Wet Fields and Dampened Prices Heading into Planting
Ohio’s Country Journal – 4/5/2019
U.S. wheat acres were estimated to be 45.8 million acres, an all time low. Ohio producers report many wheat acres don’t look great as they came out of hibernation. My drives as well as cycling trips through central Ohio have yielded a simple conclusion. Either wheat acres look really good or really poor. The latter seems to be common throughout much of Ohio. Don’t be surprised if numerous wheat fields will be sacrificed in hopes of producing much better yields with spring planted corn or soybeans in the weeks ahead. With the huge price drop wheat has seen since last August into the end of March of $1.50, there may even be some great looking wheat which is torn up in favor of corn and soybeans. Numerous acres were topdressed during freezing temperatures the first half of March. Others did not apply nitrogen as they wanted to combine the application with herbicides. Conditions were not even close to ideal for those herbicides to be a significant weed killing factor had that combined application with nitrogen taken place.
Montana Farmers Plan to Plant Fewer Acres of Wheat, Lentils, Chickpeas
Billings Gazette – 4/5/2019
American farmers are poised to plant fewer wheat acres than they have in a century. Even in Montana, acres are down.

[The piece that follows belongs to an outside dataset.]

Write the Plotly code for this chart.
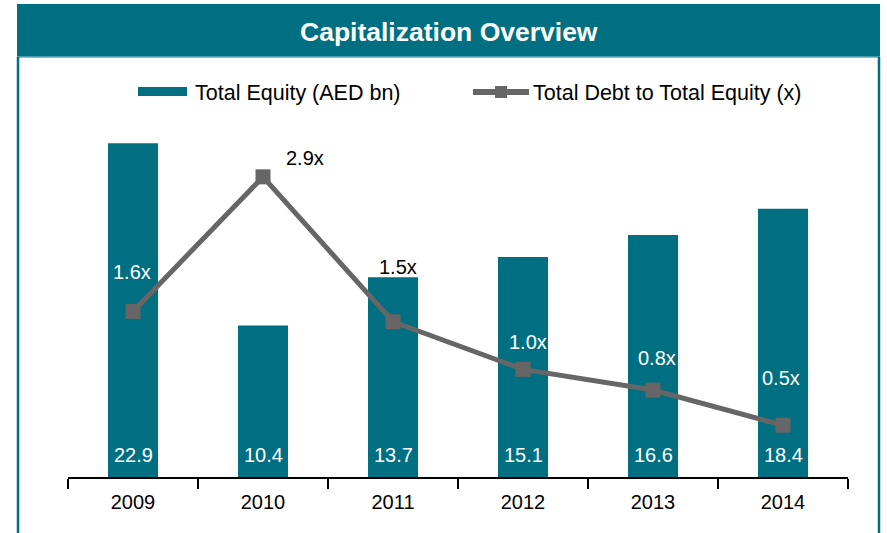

Farmers tell the United States Department of Agriculture they’ll plant 2 million fewer wheat acres nationally. A strong U.S. dollar and the lower global market prices are making challenging conditions for U.S. wheat. Intentions were announced in the U.S. prospective plantings report at the end of March. Montana is the nation’s third largest wheat producer, with more than 5 million acres planted. Wheat is the backbone of the state agriculture economy. That said, farmers intend to plant 310,000 fewer acres this year.
Radio Series Highlights Farmer Stress
Morning Ag Clips – 4/4/2019
Prompted by the many sources of stress currently impacting farmers and ranchers, the Minnesota Department of Agriculture (MDA) and the Red River Farm Network (RRFN) have joined forces to create a new radio series called TransFARMation. The series uses farm radio, podcasts, and social media to increase awareness and reduce inhibitions about acknowledging farmer stress while highlighting sources of support.